**INPUT RECORDS:**
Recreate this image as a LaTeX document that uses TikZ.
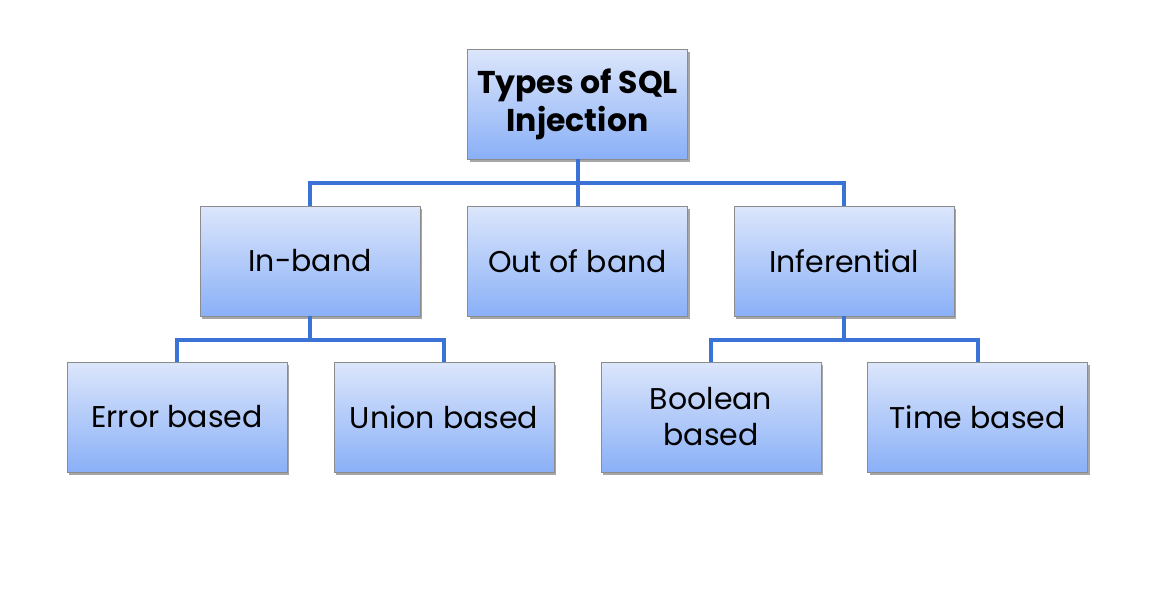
\documentclass[tikz,border=0pt]{standalone}
\usepackage{fontspec}
\setmainfont{Poppins}
\usetikzlibrary{shadows}
\definecolor{boxtop}{HTML}{DCE6FB}
\definecolor{boxbot}{HTML}{8AB0F7}
\definecolor{boxedge}{HTML}{8C8C8C}
\definecolor{linkc}{HTML}{3A72D6}
\begin{document}
\begin{tikzpicture}[x=1pt,y=-1pt,
  box/.style={draw=boxedge, line width=0.8pt, top color=boxtop, bottom color=boxbot,
    minimum width=220pt, minimum height=110pt, align=center, inner sep=1pt,
    font=\fontsize{30}{36}\selectfont,
    drop shadow={shadow xshift=2pt, shadow yshift=-3pt, opacity=0.35, fill=black}},
  link/.style={draw=linkc, line width=4pt}]
\useasboundingbox (0,0) rectangle (1168,595);
\node[box, font=\fontsize{31.5}{38}\selectfont\bfseries] (root) at (577.5,104) {Types of SQL\\Injection};
\node[box] (inband) at (310,261) {In-band};
\node[box] (oob) at (577.5,261) {Out of band};
\node[box] (infer) at (844,261) {Inferential};
\node[box] (err) at (177,417) {Error based};
\node[box] (union) at (444,417) {Union based};
\node[box] (bool) at (711,417) {Boolean\\based};
\node[box] (time) at (977.5,417) {Time based};
\coordinate (b1) at (577.5,183);
\coordinate (b2) at (310,340);
\coordinate (b3) at (844,340);
\draw[link] (root.south) -- (b1);
\draw[link] (b1) -| (inband.north);
\draw[link] (b1) -| (infer.north);
\draw[link] (b1) -- (oob.north);
\draw[link] (inband.south) -- (b2);
\draw[link] (b2) -| (err.north);
\draw[link] (b2) -| (union.north);
\draw[link] (infer.south) -- (b3);
\draw[link] (b3) -| (bool.north);
\draw[link] (b3) -| (time.north);
\end{tikzpicture}
\end{document}
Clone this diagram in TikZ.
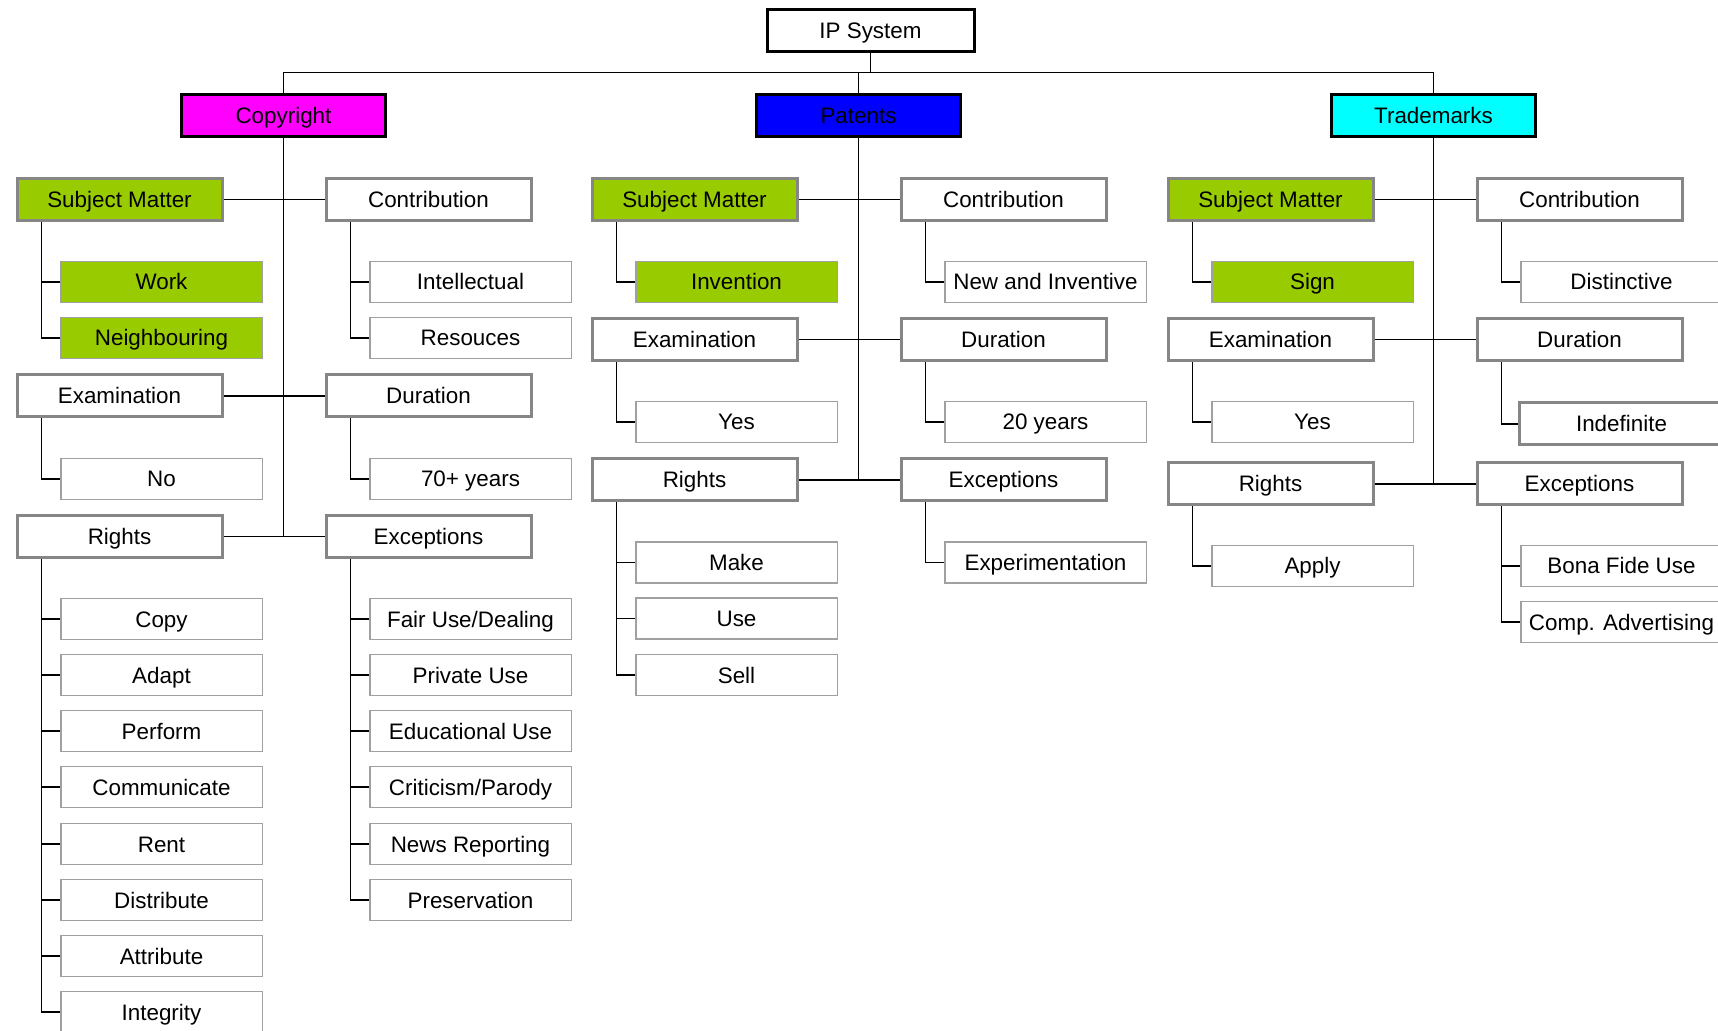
\documentclass[tikz,border=0pt]{standalone}
\usepackage{fontspec}
\setmainfont{Liberation Sans}
\usepackage{tikz}
\definecolor{matter}{HTML}{99CC00}
\definecolor{framegray}{HTML}{868686}
\definecolor{leafgray}{HTML}{A0A0A0}
\definecolor{copyfill}{HTML}{FF00FF}
\definecolor{patentfill}{HTML}{0000FF}
\definecolor{markfill}{HTML}{00FFFF}

\begin{document}
\begin{tikzpicture}[
    x=0.5pt, y=-0.5pt,
    every node/.style={font=\fontsize{11.2}{13.4}\selectfont, text height=8pt, text depth=0pt},
    head/.style={rectangle, draw=black, line width=1.5pt, minimum width=102pt, minimum height=21pt, inner sep=1pt},
    group/.style={rectangle, draw=framegray, line width=1.5pt, minimum width=102.5pt, minimum height=21pt, inner sep=1pt},
    leaf/.style={rectangle, draw=leafgray, line width=0.75pt, minimum width=100.75pt, minimum height=20.5pt, inner sep=1pt},
    matterbox/.style={fill=matter},
    link/.style={line width=0.8pt}
]

\useasboundingbox (0, 0) rectangle (1718, 1031);
\clip (0, 0) rectangle (1718, 1031);

\node[head, minimum width=103.5pt] (ip) at (870.5, 30.5) {IP System};
\node[head, fill=copyfill] (copyright) at (283.5, 115.5) {Copyright};
\node[head, fill=patentfill] (patents) at (858.5, 115.5) {Patents};
\node[head, fill=markfill] (trademarks) at (1433.5, 115.5) {Trademarks};

\node[group, matterbox] (csubj) at (119.5, 199.5) {Subject Matter};
\node[group] (ccontrib) at (428.5, 199.5) {Contribution};
\node[leaf, matterbox] (cwork) at (161.5, 282) {Work};
\node[leaf, matterbox] (cneigh) at (161.5, 338) {Neighbouring};
\node[leaf] (cintel) at (470.5, 282) {Intellectual};
\node[leaf] (cres) at (470.5, 338) {Resouces};
\node[group] (cexam) at (119.5, 396) {Examination};
\node[group] (cdur) at (428.5, 396) {Duration};
\node[leaf] (cno) at (161.5, 479) {No};
\node[leaf] (cyears) at (470.5, 479) {70+ years};
\node[group] (crights) at (119.5, 536.5) {Rights};
\node[group] (cexcept) at (428.5, 536.5) {Exceptions};
\node[leaf] (ccopy) at (161.5, 619) {Copy};
\node[leaf] (cadapt) at (161.5, 675) {Adapt};
\node[leaf] (cperform) at (161.5, 731) {Perform};
\node[leaf] (ccomm) at (161.5, 787) {Communicate};
\node[leaf] (crent) at (161.5, 844) {Rent};
\node[leaf] (cdist) at (161.5, 900) {Distribute};
\node[leaf] (cattr) at (161.5, 956) {Attribute};
\node[leaf] (cinteg) at (161.5, 1012) {Integrity};
\node[leaf] (cfair) at (470.5, 619) {Fair Use/Dealing};
\node[leaf] (cprivate) at (470.5, 675) {Private Use};
\node[leaf] (ceduc) at (470.5, 731) {Educational Use};
\node[leaf] (ccrit) at (470.5, 787) {Criticism/Parody};
\node[leaf] (cnews) at (470.5, 844) {News Reporting};
\node[leaf] (cpres) at (470.5, 900) {Preservation};

\node[group, matterbox] (psubj) at (694.5, 199.5) {Subject Matter};
\node[group] (pcontrib) at (1003.5, 199.5) {Contribution};
\node[leaf, matterbox] (pinvent) at (736.5, 282) {Invention};
\node[leaf] (pnew) at (1045.5, 282) {New and Inventive};
\node[group] (pexam) at (694.5, 339.5) {Examination};
\node[group] (pdur) at (1003.5, 339.5) {Duration};
\node[leaf] (pyes) at (736.5, 422) {Yes};
\node[leaf] (pyears) at (1045.5, 422) {20 years};
\node[group] (prights) at (694.5, 480) {Rights};
\node[group] (pexcept) at (1003.5, 480) {Exceptions};
\node[leaf] (pmake) at (736.5, 562.5) {Make};
\node[leaf] (puse) at (736.5, 618.5) {Use};
\node[leaf] (psell) at (736.5, 675) {Sell};
\node[leaf] (pexper) at (1045.5, 562.5) {Experimentation};

\node[group, matterbox] (tsubj) at (1270.5, 199.5) {Subject Matter};
\node[group] (tcontrib) at (1579.5, 199.5) {Contribution};
\node[leaf, matterbox] (tsign) at (1312.5, 282) {Sign};
\node[leaf] (tdist) at (1621.5, 282) {Distinctive};
\node[group] (texam) at (1270.5, 339.5) {Examination};
\node[group] (tdur) at (1579.5, 339.5) {Duration};
\node[leaf] (tyes) at (1312.5, 422) {Yes};
\node[group] (tindef) at (1621.5, 424) {Indefinite};
\node[group] (trights) at (1270.5, 484) {Rights};
\node[group] (texcept) at (1579.5, 484) {Exceptions};
\node[leaf] (tapply) at (1312.5, 566) {Apply};
\node[leaf] (tbona) at (1621.5, 566) {Bona Fide Use};
\node[leaf] (tcomp) at (1621.5, 622) {Comp. Advertising};

\coordinate (bus) at (870.5, 72.5);
\draw[link] (ip) -- (bus);
\draw[link] (copyright) |- (bus) -| (trademarks);
\draw[link] (patents) -- (patents |- bus);

\draw[link] (copyright) -- (copyright |- crights);
\draw[link] (csubj) -- (ccontrib);
\draw[link] (cexam) -- (cdur);
\draw[link] (crights) -- (cexcept);
\draw[link] ([xshift=13pt]csubj.south west) |- (cwork.west);
\draw[link] ([xshift=13pt]csubj.south west) |- (cneigh.west);
\draw[link] ([xshift=13pt]ccontrib.south west) |- (cintel.west);
\draw[link] ([xshift=13pt]ccontrib.south west) |- (cres.west);
\draw[link] ([xshift=13pt]cexam.south west) |- (cno.west);
\draw[link] ([xshift=13pt]cdur.south west) |- (cyears.west);
\draw[link] ([xshift=13pt]crights.south west) |- (ccopy.west);
\draw[link] ([xshift=13pt]crights.south west) |- (cadapt.west);
\draw[link] ([xshift=13pt]crights.south west) |- (cperform.west);
\draw[link] ([xshift=13pt]crights.south west) |- (ccomm.west);
\draw[link] ([xshift=13pt]crights.south west) |- (crent.west);
\draw[link] ([xshift=13pt]crights.south west) |- (cdist.west);
\draw[link] ([xshift=13pt]crights.south west) |- (cattr.west);
\draw[link] ([xshift=13pt]crights.south west) |- (cinteg.west);
\draw[link] ([xshift=13pt]cexcept.south west) |- (cfair.west);
\draw[link] ([xshift=13pt]cexcept.south west) |- (cprivate.west);
\draw[link] ([xshift=13pt]cexcept.south west) |- (ceduc.west);
\draw[link] ([xshift=13pt]cexcept.south west) |- (ccrit.west);
\draw[link] ([xshift=13pt]cexcept.south west) |- (cnews.west);
\draw[link] ([xshift=13pt]cexcept.south west) |- (cpres.west);

\draw[link] (patents) -- (patents |- prights);
\draw[link] (psubj) -- (pcontrib);
\draw[link] (pexam) -- (pdur);
\draw[link] (prights) -- (pexcept);
\draw[link] ([xshift=13pt]psubj.south west) |- (pinvent.west);
\draw[link] ([xshift=13pt]pcontrib.south west) |- (pnew.west);
\draw[link] ([xshift=13pt]pexam.south west) |- (pyes.west);
\draw[link] ([xshift=13pt]pdur.south west) |- (pyears.west);
\draw[link] ([xshift=13pt]prights.south west) |- (pmake.west);
\draw[link] ([xshift=13pt]prights.south west) |- (puse.west);
\draw[link] ([xshift=13pt]prights.south west) |- (psell.west);
\draw[link] ([xshift=13pt]pexcept.south west) |- (pexper.west);

\draw[link] (trademarks) -- (trademarks |- trights);
\draw[link] (tsubj) -- (tcontrib);
\draw[link] (texam) -- (tdur);
\draw[link] (trights) -- (texcept);
\draw[link] ([xshift=13pt]tsubj.south west) |- (tsign.west);
\draw[link] ([xshift=13pt]tcontrib.south west) |- (tdist.west);
\draw[link] ([xshift=13pt]texam.south west) |- (tyes.west);
\draw[link] ([xshift=13pt]tdur.south west) |- (tindef.west);
\draw[link] ([xshift=13pt]trights.south west) |- (tapply.west);
\draw[link] ([xshift=13pt]texcept.south west) |- (tbona.west);
\draw[link] ([xshift=13pt]texcept.south west) |- (tcomp.west);

\end{tikzpicture}
\end{document}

**DESCRIPTION OF THE TASK:** Nothing but the lines from the one containing "Clone this diagram in TikZ." through the one containing "fill=markfill] (trademarks) at" should appear in your copy, exactly as written and without pictures.

**ANSWER BELOW:**
Clone this diagram in TikZ.
\documentclass[tikz,border=0pt]{standalone}
\usepackage{fontspec}
\setmainfont{Liberation Sans}
\usepackage{tikz}
\definecolor{matter}{HTML}{99CC00}
\definecolor{framegray}{HTML}{868686}
\definecolor{leafgray}{HTML}{A0A0A0}
\definecolor{copyfill}{HTML}{FF00FF}
\definecolor{patentfill}{HTML}{0000FF}
\definecolor{markfill}{HTML}{00FFFF}

\begin{document}
\begin{tikzpicture}[
    x=0.5pt, y=-0.5pt,
    every node/.style={font=\fontsize{11.2}{13.4}\selectfont, text height=8pt, text depth=0pt},
    head/.style={rectangle, draw=black, line width=1.5pt, minimum width=102pt, minimum height=21pt, inner sep=1pt},
    group/.style={rectangle, draw=framegray, line width=1.5pt, minimum width=102.5pt, minimum height=21pt, inner sep=1pt},
    leaf/.style={rectangle, draw=leafgray, line width=0.75pt, minimum width=100.75pt, minimum height=20.5pt, inner sep=1pt},
    matterbox/.style={fill=matter},
    link/.style={line width=0.8pt}
]

\useasboundingbox (0, 0) rectangle (1718, 1031);
\clip (0, 0) rectangle (1718, 1031);

\node[head, minimum width=103.5pt] (ip) at (870.5, 30.5) {IP System};
\node[head, fill=copyfill] (copyright) at (283.5, 115.5) {Copyright};
\node[head, fill=patentfill] (patents) at (858.5, 115.5) {Patents};
\node[head, fill=markfill] (trademarks) at (1433.5, 115.5) {Trademarks};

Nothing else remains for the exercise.